報告題目:A Free Boundary Problem for Modeling Plaques in the Artery
報 告 人:胡鋇 教授 (美國University of Notre Dame)
報告時間:2019年6月18日15:30--16:30
報告地點:數學樓第二報告廳
報告摘要:
We shall present a free boundary problem modeling the growth of a plaque in the artery. Atherosclerosis is a leading cause of death worldwide; it originates from a plaque which builds up in the artery.
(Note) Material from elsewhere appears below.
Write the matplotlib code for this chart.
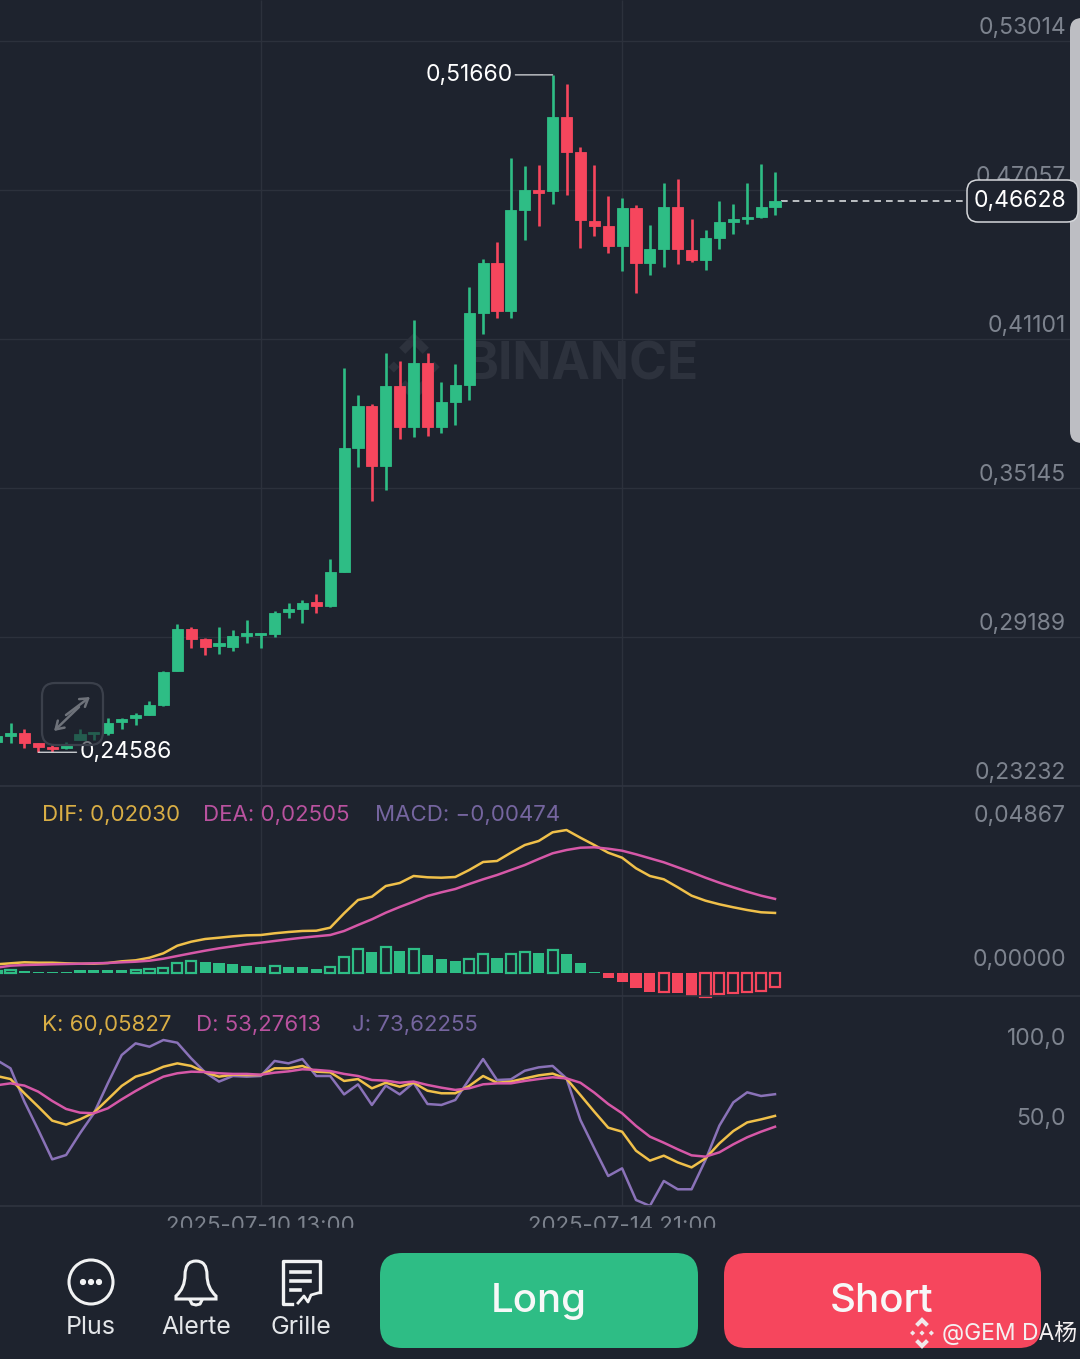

In our model, we consider a simplified version of plaque growth involving LDL and HDL cholesterols, macrophages and foam cells, which satisfy a coupled system of PDEs with a free boundary, the interface between the plaque and the blood flow. We present the existence of a small radially symmetric stationary plaques and establish a sharp condition that ensures their stability. Necessary and sufficient conditions under which a small initial plaque will shrink and disappear, or persist for all times, are discussed.
報告人簡介:
胡鋇教授現就職于美國University of Notre Dame,先後師從國内外偏微分方程領域的專家姜禮尚教授和Avner Friedman教授,多年來從事偏微分方程理論及其應用研究,尤其在抛物方程的爆破理論,生物醫學中的自由邊值問題的理論和數值以及具有金融背景的自由邊界問題數值解的收斂性等研究領域中取得了豐富的研究成果,在J. Differential Equations,SIAM J. Math. Anal.,Arch. Ration. Mech. Anal.等國際著名期刊上發表高水平學術論文百餘篇,被引用千餘次。現任《Discrete and Continuous Dynamical Systems-Series B》以及《Nonlinear Analysis-Real World Application》編委。